Still, with Jackson done after six outs, the manager had to keep waving for those apparently tireless relievers of his, one after another after another, for 21 humongous outs. And that's enough to exhaust any manager -- even a noted pitching-change addict like Tony La Russa.
Asked afterward how long this game had felt to HIM, La Russa looked at his wrist -- which didn't have a watch wrapped around it -- and deadpanned: "It's gotta be past 1 o'clock in the morning, isn't it?"
Uhhh, about quarter past 11 was more like it, but welcome to his world. Even when it was 12-6 in the ninth, he said, "I was sweating bullets."
He wasn't alone, though. On nights like this, in some ways, it doesn't matter what the score is -- not when human beings begin to contemplate what's at stake if they can just get that 27th out.
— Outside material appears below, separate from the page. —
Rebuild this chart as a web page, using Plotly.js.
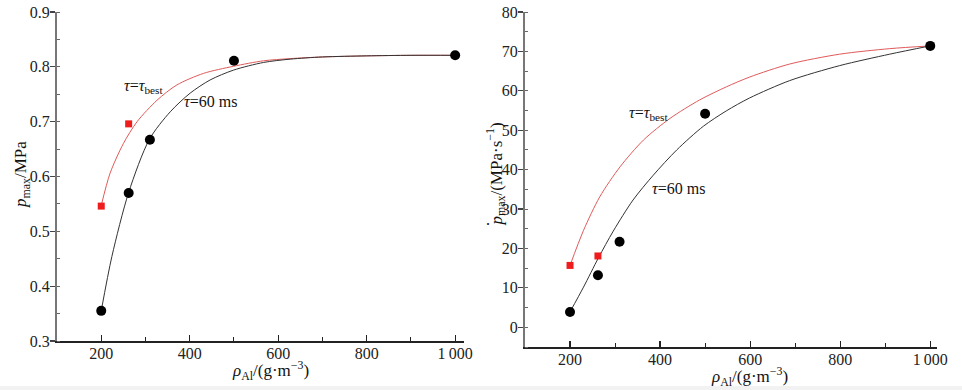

And that's especially true if you happen to be the man who is going to be handed the baseball and asked to wrap up that 27th out.
"Early in the game, I honestly thought about that," said Jason Motte, the closer his manager still can't bring himself to officially anoint as The Closer. "But then, as it was coming down toward the time, I said, 'Crap, I may actually have to pitch.'"
But Motte laughed as he uttered those words, because who wouldn't want to pitch the inning that would send his team to the World Series?
He's another astonishing story on a team full of them. Spent three seasons in the minor leagues as a catcher. Rode his electric arm to the big leagues within two years after trying out pitching for a living. Then rode the bullpen Ferris wheel round and round, hurt his shoulder, almost became a starter, and didn't end up in this closer's gig until the final days of August.